If you look at the history of streetcars/interurbans in the U.S., many of them were operated by electric companies and/or landowners, looking to drum up new business.

Dan said...

Dan The Blogger Responds -
Thanks for bringing that up cmf! I am not very knowledgeable on the historical matters, but I have always believed that PRT designed to integrate well with private interests would be best. Obviously, I have gone to great pains to come up with a design that enables maximum flexibility in this regard. My gut feeling is that once private property based stations (that serve particular businesses) are introduced, they will spread like wildfire, hopefully being largely paid for by the businesses themselves. This could have a profound, positive impact on network expansion, as businesses push for new loops that give them access to the system, and private land is donated to the cause. This subject really has a lot of details to consider. I mean, are we talking parking lot space? To the front door or even inside? There are lots of building types and sizes and lots of business types. What would Walmart want? Or McDonalds? Is it a stretch to imagine an outfit like McDonalds actually being a station? After all, every passing passenger would have to smell those fries! Could a station represent a franchise opportunity, so that people actually pay the PRT provider for the rights to build a station? I recall the comments of one alert reader (heck, maybe it was you!) who pointed out that the area beneath a raised station was a natural place to do commerce of some type, such as selling snacks and magazines.

Anonymous said...

No electric motor in practical use achieves 97% efficiency. Typical high efficiency applications range from 85% to 92%, and top out at about 95% for certain brushless DC (misnomer for synchronous AC) ironless core inrunners, which have an extremely small upper limit on motor size.

Dan said...

Dan the Blogger Responds -

I see, Anonymous, that the Csiro video (linked to the “97%” claim) has been removed from Youtube. I have now relinked it to Csiro’s web page on the matter.
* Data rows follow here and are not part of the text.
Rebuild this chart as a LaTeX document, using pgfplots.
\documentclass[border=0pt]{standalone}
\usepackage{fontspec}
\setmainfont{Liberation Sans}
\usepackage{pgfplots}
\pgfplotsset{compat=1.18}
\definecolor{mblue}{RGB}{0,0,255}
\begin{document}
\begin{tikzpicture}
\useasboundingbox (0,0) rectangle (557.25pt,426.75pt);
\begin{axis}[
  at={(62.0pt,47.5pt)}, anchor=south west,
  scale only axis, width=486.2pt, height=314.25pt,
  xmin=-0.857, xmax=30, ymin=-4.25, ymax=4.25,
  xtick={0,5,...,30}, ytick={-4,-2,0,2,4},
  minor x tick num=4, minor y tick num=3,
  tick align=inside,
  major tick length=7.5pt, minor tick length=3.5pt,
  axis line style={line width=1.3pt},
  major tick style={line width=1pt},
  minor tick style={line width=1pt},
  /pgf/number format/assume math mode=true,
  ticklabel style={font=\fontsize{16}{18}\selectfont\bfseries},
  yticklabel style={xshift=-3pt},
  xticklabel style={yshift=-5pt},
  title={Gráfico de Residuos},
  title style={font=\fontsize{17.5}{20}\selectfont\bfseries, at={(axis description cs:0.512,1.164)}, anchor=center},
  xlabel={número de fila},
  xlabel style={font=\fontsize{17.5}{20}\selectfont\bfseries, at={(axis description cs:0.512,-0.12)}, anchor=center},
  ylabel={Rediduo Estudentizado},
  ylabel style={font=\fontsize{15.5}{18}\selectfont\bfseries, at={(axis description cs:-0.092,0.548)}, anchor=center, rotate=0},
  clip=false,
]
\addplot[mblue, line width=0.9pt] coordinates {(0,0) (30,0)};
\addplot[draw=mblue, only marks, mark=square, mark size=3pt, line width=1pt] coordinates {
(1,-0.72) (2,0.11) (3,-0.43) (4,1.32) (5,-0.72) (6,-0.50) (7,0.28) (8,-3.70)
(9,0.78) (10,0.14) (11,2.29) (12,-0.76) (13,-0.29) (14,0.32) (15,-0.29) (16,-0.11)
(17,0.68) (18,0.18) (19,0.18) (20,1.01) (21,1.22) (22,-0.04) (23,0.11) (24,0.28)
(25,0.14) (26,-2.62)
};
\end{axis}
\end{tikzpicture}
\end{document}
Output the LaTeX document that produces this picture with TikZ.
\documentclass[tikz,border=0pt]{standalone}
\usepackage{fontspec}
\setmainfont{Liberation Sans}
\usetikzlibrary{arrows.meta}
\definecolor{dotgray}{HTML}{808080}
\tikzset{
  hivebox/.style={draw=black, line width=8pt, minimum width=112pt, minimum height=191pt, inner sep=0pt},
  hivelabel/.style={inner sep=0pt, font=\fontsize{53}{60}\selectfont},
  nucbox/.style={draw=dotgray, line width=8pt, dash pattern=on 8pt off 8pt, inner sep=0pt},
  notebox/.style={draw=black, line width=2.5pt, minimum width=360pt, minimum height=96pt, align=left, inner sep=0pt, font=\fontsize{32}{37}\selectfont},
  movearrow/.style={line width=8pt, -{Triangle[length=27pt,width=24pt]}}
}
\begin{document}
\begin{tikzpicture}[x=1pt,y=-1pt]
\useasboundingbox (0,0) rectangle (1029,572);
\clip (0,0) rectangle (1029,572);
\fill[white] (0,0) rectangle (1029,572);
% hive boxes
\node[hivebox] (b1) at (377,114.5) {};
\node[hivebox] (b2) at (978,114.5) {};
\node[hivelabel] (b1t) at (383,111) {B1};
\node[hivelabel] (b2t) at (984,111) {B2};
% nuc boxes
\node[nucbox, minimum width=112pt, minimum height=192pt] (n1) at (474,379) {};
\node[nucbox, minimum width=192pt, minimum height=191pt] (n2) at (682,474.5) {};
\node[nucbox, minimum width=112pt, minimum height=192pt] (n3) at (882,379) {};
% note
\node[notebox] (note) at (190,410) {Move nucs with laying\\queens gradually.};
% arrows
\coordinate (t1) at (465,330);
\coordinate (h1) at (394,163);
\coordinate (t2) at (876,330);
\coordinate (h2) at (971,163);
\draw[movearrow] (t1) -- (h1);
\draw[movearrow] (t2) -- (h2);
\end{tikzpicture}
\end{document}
Actually I had rounded the number DOWN to 97%, since I, like you, had to raise an eyebrow at the efficiency claims. I have PDFs and motor books full of motor specs, and they are in the range you suggest. Those motors, however, cover the radial flux, not the axial flux design, and there is no logical reason to suggest that the limits of one design apply to the other. True, if you drill down a bit and get their PDF, you will learn that that they use magnets in Halbach arrays and their windings use litz wire – all very exotic stuff for simple motors. Still, with axial flux motors, you pull the motor’s magnets from both poles, positive and negative, at once. Ordinary motors only operate directly on one magnetic pole at a time, except indirectly, by induction. Furthermore, you can stack the winding/magnet arrangements into thin, magnetically reinforcing layers, like in this design from EETimes

Anyway, the point I was trying to make is that these axial flux designs are VERY efficient, and just perfect for applications like PRT.